■ SET PROBLEM: Return, without pictures, the lines from the start of the data through the one that contains "0.232, 0.258, 0.277, 0.294, 0.310, 0.326, 0.331, 0.334, 0.335]".

::: DATA EXCERPT :::

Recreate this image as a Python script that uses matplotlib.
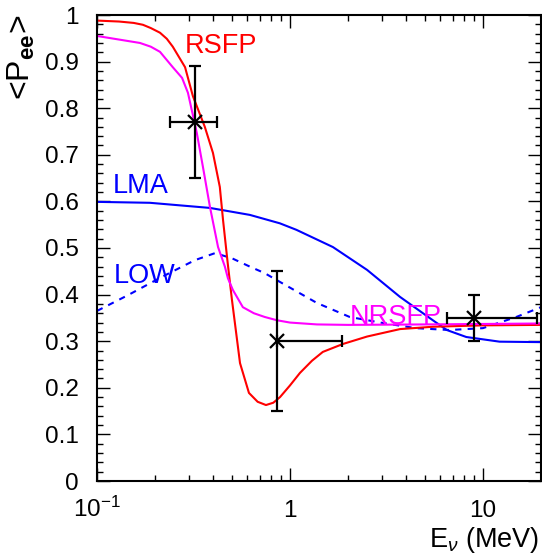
import matplotlib
matplotlib.use("Agg")
import matplotlib.pyplot as plt
from matplotlib.ticker import FixedLocator, NullFormatter

plt.rcParams['font.family'] = ['Liberation Sans', 'DejaVu Sans']
plt.rcParams['mathtext.fontset'] = 'custom'
plt.rcParams['mathtext.rm'] = 'Liberation Sans'
plt.rcParams['mathtext.it'] = 'Liberation Sans:italic'
plt.rcParams['mathtext.bf'] = 'Liberation Sans:bold'

# ---------------- data ----------------
rsfp_E = [0.1, 0.13, 0.155, 0.173, 0.19, 0.212, 0.23, 0.247, 0.286, 0.314, 0.362, 0.399,
          0.433, 0.45, 0.475, 0.5, 0.551, 0.613, 0.68, 0.751, 0.82, 0.888, 1.0, 1.127,
          1.3, 1.48, 1.88, 2.51, 3.72, 5.5, 10, 20]
rsfp_P = [0.988, 0.986, 0.983, 0.979, 0.972, 0.962, 0.949, 0.932, 0.888, 0.826, 0.760,
          0.704, 0.631, 0.56, 0.47, 0.39, 0.253, 0.189, 0.17, 0.163, 0.168, 0.18, 0.205,
          0.232, 0.258, 0.277, 0.294, 0.310, 0.326, 0.331, 0.334, 0.335]

nrsfp_E = [0.1, 0.167, 0.19, 0.212, 0.247, 0.276, 0.296, 0.329, 0.354, 0.385, 0.424, 0.46,
           0.477, 0.506, 0.57, 0.65, 0.74, 0.855, 1.0, 1.38, 2.0, 5.0, 10, 20]
nrsfp_P = [0.955, 0.940, 0.932, 0.921, 0.888, 0.865, 0.833, 0.747, 0.674, 0.588, 0.502,
           0.46, 0.435, 0.41, 0.373, 0.36, 0.352, 0.345, 0.34, 0.336, 0.335, 0.336,
           0.337, 0.338]

lma_E = [0.1, 0.188, 0.385, 0.62, 0.886, 1.08, 1.67, 2.51, 3.72, 5.5, 6.5, 8.2, 12.2, 20]
lma_P = [0.599, 0.597, 0.586, 0.571, 0.553, 0.539, 0.502, 0.453, 0.395, 0.345, 0.324,
         0.309, 0.299, 0.298]

low_E = [0.1, 0.145, 0.217, 0.322, 0.409, 0.5, 0.62, 0.74, 0.855, 1.38, 2.04, 3.03,
         4.5, 6.7, 10, 14.9, 20]
low_P = [0.365, 0.399, 0.438, 0.474, 0.489, 0.478, 0.460, 0.446, 0.431, 0.382, 0.352,
         0.339, 0.328, 0.324, 0.328, 0.352, 0.373]

data_E = [0.322, 0.855, 8.97]
data_P = [0.77, 0.30, 0.35]
data_Elo = [0.24, 0.855, 6.5]
data_Ehi = [0.42, 1.87, 19.0]
data_Plo = [0.65, 0.15, 0.30]
data_Phi = [0.89, 0.45, 0.40]

xtick_vals = [0.1, 1, 10]
xtick_labels = [r'$10^{-1}$', '1', '10']
ytick_vals = [0, 0.1, 0.2, 0.3, 0.4, 0.5, 0.6, 0.7, 0.8, 0.9, 1.0]
ytick_labels = ['0', '0.1', '0.2', '0.3', '0.4', '0.5', '0.6', '0.7', '0.8', '0.9', '1']

# ---------------- figure ----------------
W, H = 542, 558
fig = plt.figure(figsize=(W / 100, H / 100), dpi=100)
ax = fig.add_axes([97 / W, 1 - 481 / H, 444 / W, 466 / H])

ax.set_xscale('log')
ax.set_xlim(0.1, 20)
ax.set_ylim(0, 1)

lw = 1.5
ax.plot(lma_E, lma_P, color='#0000ff', lw=lw)
ax.plot(low_E, low_P, color='#0000ff', lw=lw, dashes=(3, 3))
ax.plot(rsfp_E, rsfp_P, color='#ff0000', lw=lw)
ax.plot(nrsfp_E, nrsfp_P, color='#ff00ff', lw=lw)

xerr = [[e - lo for e, lo in zip(data_E, data_Elo)], [hi - e for e, hi in zip(data_E, data_Ehi)]]
yerr = [[p - lo for p, lo in zip(data_P, data_Plo)], [hi - p for p, hi in zip(data_P, data_Phi)]]
ax.errorbar(data_E, data_P, xerr=xerr, yerr=yerr, fmt='x', color='black',
            ms=10, mew=1.6, elinewidth=1.6, capsize=4.6, capthick=1.6, zorder=5)

# labels on curves
fs_lab = 19.5
ax.text(0.286, 0.918, 'RSFP', color='#ff0000', fontsize=fs_lab, va='baseline', ha='left')
ax.text(0.121, 0.618, 'LMA', color='#0000ff', fontsize=fs_lab, va='baseline', ha='left')
ax.text(0.122, 0.425, 'LOW', color='#0000ff', fontsize=fs_lab, va='baseline', ha='left')
ax.text(2.05, 0.337, 'NRSFP', color='#ff00ff', fontsize=fs_lab, va='baseline', ha='left')

# ticks
ax.xaxis.set_major_locator(FixedLocator(xtick_vals))
ax.set_xticklabels(xtick_labels)
minors = [m * d for d in (0.1, 1, 10) for m in range(2, 10) if m * d <= 20] + [20]
ax.xaxis.set_minor_locator(FixedLocator(minors))
ax.xaxis.set_minor_formatter(NullFormatter())
ax.set_yticks(ytick_vals)
ax.set_yticklabels(ytick_labels)
ax.yaxis.set_minor_locator(FixedLocator([i * 0.02 for i in range(51)]))

ax.tick_params(which='both', direction='in', top=True, right=True, width=1.0, color='black')
ax.tick_params(which='major', length=9.5)
ax.tick_params(which='minor', length=4.5)
ax.tick_params(axis='x', which='major', labelsize=17.5, pad=26)
ax.tick_params(axis='y', which='major', labelsize=17.5, pad=13)
for lab in ax.get_xticklabels():
    lab.set_va('baseline')

for s in ax.spines.values():
    s.set_linewidth(1.5)

# axis titles
fig.text(539 / W, 1 - 547 / H, r'E$_{\nu}$ (MeV)', fontsize=19.5, ha='right', va='baseline')
fig.text(21 / W, 1 - 15 / H, r'<P$_{\mathbf{ee}}$>', fontsize=23, rotation=90,
         ha='center', va='top')

fig.savefig('out.png', dpi=100)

:::

■ RESULT:
Recreate this image as a Python script that uses matplotlib.
import matplotlib
matplotlib.use("Agg")
import matplotlib.pyplot as plt
from matplotlib.ticker import FixedLocator, NullFormatter

plt.rcParams['font.family'] = ['Liberation Sans', 'DejaVu Sans']
plt.rcParams['mathtext.fontset'] = 'custom'
plt.rcParams['mathtext.rm'] = 'Liberation Sans'
plt.rcParams['mathtext.it'] = 'Liberation Sans:italic'
plt.rcParams['mathtext.bf'] = 'Liberation Sans:bold'

# ---------------- data ----------------
rsfp_E = [0.1, 0.13, 0.155, 0.173, 0.19, 0.212, 0.23, 0.247, 0.286, 0.314, 0.362, 0.399,
          0.433, 0.45, 0.475, 0.5, 0.551, 0.613, 0.68, 0.751, 0.82, 0.888, 1.0, 1.127,
          1.3, 1.48, 1.88, 2.51, 3.72, 5.5, 10, 20]
rsfp_P = [0.988, 0.986, 0.983, 0.979, 0.972, 0.962, 0.949, 0.932, 0.888, 0.826, 0.760,
          0.704, 0.631, 0.56, 0.47, 0.39, 0.253, 0.189, 0.17, 0.163, 0.168, 0.18, 0.205,
          0.232, 0.258, 0.277, 0.294, 0.310, 0.326, 0.331, 0.334, 0.335]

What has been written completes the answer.